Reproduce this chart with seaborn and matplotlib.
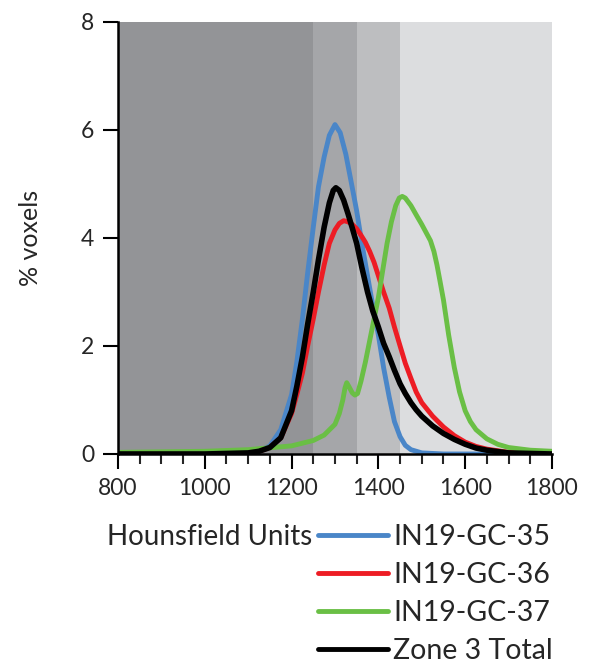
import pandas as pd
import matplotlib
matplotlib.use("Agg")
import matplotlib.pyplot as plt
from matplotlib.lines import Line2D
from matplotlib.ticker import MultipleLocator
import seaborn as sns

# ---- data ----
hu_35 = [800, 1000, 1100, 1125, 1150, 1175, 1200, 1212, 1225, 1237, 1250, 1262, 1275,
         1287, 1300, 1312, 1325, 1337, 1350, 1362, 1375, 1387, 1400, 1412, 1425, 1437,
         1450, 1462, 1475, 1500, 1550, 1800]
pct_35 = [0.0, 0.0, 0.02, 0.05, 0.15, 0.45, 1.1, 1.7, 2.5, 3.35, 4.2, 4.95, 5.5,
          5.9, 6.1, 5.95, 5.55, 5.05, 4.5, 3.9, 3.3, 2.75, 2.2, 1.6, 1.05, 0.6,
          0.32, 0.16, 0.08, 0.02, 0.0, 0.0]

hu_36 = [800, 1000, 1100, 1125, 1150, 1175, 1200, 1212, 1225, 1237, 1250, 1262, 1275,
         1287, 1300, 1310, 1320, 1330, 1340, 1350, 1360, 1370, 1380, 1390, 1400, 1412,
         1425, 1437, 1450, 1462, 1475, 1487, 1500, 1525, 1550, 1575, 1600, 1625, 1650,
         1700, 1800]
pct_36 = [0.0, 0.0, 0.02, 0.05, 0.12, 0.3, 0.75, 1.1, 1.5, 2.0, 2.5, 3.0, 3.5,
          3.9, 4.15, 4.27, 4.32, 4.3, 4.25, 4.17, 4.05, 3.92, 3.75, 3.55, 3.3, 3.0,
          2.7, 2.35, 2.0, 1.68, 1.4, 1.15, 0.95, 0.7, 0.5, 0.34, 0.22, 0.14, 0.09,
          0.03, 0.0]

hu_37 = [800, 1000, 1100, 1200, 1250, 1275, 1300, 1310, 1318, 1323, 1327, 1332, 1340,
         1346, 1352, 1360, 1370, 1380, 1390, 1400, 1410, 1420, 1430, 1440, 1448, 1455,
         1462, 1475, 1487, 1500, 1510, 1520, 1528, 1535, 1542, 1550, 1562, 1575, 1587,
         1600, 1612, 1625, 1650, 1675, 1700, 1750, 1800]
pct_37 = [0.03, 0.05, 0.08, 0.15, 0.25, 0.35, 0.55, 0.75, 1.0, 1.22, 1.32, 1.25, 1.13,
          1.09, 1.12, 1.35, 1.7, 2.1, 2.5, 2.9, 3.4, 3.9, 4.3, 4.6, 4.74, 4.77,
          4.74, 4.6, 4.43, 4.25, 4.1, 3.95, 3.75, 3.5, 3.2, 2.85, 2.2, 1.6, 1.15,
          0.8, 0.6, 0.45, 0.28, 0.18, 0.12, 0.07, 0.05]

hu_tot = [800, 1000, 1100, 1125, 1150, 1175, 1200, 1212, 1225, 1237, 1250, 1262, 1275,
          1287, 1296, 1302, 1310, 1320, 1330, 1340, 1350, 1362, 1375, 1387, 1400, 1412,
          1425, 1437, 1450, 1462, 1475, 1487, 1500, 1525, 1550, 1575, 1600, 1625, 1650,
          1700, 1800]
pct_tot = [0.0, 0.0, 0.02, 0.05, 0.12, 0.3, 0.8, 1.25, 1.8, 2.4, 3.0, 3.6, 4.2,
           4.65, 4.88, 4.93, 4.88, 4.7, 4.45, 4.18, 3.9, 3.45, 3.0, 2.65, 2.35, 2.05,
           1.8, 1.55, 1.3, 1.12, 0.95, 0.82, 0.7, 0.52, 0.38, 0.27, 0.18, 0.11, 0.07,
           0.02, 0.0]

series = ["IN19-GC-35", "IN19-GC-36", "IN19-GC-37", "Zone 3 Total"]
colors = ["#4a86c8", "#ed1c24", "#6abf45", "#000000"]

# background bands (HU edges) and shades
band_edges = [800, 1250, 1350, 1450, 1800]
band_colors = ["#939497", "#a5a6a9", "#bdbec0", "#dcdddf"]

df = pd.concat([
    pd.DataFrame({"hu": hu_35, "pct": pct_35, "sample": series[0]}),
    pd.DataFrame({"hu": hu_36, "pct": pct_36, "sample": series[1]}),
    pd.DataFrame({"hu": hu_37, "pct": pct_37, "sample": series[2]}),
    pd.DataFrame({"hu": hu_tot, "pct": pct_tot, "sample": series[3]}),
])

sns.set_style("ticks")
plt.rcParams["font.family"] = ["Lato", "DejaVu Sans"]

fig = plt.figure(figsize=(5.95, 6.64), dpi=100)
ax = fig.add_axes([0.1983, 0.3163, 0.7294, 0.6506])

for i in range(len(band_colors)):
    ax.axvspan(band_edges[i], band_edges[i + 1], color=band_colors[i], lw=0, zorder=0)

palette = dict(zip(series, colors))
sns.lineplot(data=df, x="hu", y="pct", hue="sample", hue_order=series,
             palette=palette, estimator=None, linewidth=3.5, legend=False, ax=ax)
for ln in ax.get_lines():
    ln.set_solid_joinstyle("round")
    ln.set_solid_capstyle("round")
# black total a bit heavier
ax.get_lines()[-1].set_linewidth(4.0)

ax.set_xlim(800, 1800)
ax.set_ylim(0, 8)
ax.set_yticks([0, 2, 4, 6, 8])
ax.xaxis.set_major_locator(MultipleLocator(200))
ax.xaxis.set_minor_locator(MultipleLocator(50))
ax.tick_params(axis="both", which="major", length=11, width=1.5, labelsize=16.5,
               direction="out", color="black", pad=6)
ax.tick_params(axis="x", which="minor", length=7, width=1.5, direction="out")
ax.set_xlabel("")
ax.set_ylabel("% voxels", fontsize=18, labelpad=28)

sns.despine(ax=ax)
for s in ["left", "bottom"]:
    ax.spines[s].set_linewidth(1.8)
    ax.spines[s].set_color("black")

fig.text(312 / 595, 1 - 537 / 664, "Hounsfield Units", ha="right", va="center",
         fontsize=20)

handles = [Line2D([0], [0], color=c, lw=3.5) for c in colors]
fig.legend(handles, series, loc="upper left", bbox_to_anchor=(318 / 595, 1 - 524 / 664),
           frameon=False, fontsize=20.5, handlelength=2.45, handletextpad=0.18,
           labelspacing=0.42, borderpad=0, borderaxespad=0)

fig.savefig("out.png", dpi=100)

--

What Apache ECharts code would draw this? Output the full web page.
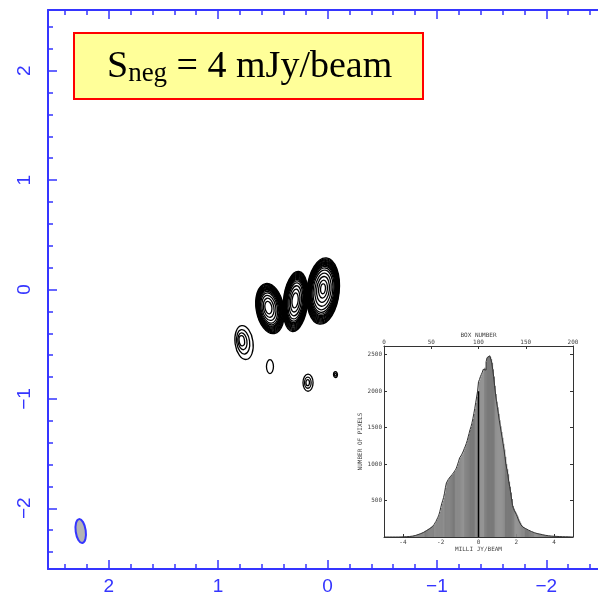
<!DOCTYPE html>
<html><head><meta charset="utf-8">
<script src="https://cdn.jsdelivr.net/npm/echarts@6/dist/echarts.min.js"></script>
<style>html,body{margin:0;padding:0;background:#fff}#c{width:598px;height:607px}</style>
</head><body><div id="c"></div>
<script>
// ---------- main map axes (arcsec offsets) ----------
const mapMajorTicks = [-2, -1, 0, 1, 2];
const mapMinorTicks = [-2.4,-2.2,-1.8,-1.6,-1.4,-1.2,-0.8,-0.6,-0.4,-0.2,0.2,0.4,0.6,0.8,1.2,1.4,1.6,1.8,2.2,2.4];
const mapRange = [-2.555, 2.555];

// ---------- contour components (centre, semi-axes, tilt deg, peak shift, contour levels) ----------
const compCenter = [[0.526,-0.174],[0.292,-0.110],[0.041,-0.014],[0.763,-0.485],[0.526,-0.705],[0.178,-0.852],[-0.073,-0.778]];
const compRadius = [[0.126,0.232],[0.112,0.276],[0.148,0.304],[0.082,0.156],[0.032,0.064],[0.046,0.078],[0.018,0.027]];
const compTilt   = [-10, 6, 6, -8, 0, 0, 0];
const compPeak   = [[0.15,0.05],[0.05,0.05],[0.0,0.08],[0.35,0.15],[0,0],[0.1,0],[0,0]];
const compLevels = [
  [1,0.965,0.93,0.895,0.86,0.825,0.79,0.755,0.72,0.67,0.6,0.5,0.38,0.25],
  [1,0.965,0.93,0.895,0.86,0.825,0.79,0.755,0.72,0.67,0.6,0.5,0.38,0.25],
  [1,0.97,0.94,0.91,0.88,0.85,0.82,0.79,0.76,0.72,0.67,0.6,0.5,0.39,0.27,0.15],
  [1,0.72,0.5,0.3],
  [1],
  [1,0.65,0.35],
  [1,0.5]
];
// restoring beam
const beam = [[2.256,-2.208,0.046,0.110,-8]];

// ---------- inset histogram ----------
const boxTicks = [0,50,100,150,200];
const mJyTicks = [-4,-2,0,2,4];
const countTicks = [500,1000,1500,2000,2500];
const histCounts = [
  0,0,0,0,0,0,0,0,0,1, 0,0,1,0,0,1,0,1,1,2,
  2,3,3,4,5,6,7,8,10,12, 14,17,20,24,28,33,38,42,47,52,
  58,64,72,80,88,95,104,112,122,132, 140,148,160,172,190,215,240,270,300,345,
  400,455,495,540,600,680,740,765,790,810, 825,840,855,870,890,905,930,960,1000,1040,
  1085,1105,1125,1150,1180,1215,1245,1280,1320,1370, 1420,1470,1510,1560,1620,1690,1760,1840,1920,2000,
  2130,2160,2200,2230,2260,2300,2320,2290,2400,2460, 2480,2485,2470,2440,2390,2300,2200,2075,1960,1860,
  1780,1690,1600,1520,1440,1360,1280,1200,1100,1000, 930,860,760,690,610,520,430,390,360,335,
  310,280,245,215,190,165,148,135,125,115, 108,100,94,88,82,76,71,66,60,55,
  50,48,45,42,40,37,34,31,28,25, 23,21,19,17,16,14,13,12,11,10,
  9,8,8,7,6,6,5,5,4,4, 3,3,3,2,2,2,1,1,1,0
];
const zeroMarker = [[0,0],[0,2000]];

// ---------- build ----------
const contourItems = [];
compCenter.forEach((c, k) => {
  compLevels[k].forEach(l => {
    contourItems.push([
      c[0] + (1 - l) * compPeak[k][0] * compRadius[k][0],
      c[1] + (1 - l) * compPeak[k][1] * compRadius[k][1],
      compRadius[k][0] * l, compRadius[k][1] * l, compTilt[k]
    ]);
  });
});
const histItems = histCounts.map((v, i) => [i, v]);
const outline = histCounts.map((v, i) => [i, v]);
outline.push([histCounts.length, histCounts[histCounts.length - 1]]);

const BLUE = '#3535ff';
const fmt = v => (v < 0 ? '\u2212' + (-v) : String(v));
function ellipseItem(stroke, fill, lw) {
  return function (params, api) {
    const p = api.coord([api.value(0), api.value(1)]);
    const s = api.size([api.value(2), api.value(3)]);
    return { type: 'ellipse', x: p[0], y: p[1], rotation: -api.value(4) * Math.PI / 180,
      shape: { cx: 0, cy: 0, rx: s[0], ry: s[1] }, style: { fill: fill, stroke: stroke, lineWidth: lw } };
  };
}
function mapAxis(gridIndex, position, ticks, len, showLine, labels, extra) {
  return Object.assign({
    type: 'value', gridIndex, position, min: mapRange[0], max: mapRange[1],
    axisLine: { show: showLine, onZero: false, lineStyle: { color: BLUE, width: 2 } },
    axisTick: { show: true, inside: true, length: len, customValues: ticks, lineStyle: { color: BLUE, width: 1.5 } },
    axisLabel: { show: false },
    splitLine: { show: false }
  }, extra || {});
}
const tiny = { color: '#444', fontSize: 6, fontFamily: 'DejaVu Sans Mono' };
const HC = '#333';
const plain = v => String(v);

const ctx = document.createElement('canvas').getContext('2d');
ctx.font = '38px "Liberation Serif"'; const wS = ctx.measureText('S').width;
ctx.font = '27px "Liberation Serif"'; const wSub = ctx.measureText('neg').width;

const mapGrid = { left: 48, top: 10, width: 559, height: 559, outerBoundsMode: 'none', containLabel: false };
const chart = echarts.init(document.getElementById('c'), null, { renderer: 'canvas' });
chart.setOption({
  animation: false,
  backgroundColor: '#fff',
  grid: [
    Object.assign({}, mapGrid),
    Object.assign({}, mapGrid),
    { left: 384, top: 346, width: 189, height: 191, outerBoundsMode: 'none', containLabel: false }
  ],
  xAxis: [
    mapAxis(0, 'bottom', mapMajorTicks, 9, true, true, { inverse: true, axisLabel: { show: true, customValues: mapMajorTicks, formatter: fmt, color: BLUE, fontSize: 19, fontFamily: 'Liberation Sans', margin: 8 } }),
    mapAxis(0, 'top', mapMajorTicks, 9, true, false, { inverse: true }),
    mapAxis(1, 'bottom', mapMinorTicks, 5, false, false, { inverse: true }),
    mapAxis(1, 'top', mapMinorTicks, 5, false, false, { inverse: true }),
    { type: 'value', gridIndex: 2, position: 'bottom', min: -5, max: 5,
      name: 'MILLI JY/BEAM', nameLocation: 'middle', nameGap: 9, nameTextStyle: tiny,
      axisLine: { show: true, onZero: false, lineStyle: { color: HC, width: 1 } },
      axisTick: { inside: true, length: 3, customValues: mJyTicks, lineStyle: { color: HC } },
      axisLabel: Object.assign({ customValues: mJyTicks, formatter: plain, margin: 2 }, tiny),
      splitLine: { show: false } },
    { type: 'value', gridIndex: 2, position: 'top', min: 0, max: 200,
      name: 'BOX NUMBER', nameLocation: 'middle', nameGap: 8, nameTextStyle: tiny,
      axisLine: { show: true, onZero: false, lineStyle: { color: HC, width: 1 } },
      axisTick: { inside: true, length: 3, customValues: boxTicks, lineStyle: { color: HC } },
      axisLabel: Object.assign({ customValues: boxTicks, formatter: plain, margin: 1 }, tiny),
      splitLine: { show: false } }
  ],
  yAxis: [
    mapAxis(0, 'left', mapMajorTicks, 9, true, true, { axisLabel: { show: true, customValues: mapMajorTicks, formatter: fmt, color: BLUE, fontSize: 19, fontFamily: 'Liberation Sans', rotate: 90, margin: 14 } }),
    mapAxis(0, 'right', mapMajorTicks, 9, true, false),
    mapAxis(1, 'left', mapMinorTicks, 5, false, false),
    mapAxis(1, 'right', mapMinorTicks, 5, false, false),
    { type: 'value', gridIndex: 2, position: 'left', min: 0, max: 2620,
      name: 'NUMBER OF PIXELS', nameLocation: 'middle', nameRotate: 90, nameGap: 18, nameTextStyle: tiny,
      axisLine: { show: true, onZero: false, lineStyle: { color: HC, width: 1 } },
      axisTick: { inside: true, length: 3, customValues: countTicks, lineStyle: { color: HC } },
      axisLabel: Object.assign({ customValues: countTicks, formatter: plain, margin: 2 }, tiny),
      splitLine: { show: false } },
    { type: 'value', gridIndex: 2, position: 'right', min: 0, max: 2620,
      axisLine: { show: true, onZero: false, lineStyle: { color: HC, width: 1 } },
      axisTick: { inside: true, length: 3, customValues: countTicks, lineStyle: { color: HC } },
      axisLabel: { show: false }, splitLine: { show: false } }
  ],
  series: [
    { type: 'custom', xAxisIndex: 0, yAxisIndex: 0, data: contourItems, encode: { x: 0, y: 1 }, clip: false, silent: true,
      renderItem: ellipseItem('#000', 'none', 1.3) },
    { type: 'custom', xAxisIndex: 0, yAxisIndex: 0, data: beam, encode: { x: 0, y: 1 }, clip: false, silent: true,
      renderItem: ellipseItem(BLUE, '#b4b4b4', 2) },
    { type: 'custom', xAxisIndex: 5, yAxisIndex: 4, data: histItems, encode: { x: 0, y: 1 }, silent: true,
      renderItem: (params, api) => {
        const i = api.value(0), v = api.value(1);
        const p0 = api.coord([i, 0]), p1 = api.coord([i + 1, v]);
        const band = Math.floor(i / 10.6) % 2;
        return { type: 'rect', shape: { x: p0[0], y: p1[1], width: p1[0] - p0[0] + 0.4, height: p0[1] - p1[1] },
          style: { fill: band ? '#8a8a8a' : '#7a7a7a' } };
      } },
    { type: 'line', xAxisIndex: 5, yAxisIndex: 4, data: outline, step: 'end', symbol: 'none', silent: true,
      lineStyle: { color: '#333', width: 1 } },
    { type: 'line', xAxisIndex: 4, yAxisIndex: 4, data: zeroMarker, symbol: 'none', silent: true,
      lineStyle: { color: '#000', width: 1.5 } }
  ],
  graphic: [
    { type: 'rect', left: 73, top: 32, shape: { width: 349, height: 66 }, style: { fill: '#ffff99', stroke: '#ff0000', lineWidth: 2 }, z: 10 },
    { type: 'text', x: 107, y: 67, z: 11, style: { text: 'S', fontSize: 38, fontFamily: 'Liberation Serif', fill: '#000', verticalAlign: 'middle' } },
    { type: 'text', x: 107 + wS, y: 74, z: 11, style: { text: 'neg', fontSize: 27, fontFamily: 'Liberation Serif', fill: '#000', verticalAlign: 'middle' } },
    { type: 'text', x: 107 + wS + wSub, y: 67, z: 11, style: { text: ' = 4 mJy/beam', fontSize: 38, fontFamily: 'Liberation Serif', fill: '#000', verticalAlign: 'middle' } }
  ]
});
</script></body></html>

=== Exercise ===
Pictures do not belong in the copy. Reproduce exactly the lines from the one with "Reproduce this chart" to the one with "import seaborn as sns", both lines included.

=== Solution ===
Reproduce this chart with seaborn and matplotlib.
import pandas as pd
import matplotlib
matplotlib.use("Agg")
import matplotlib.pyplot as plt
from matplotlib.lines import Line2D
from matplotlib.ticker import MultipleLocator
import seaborn as sns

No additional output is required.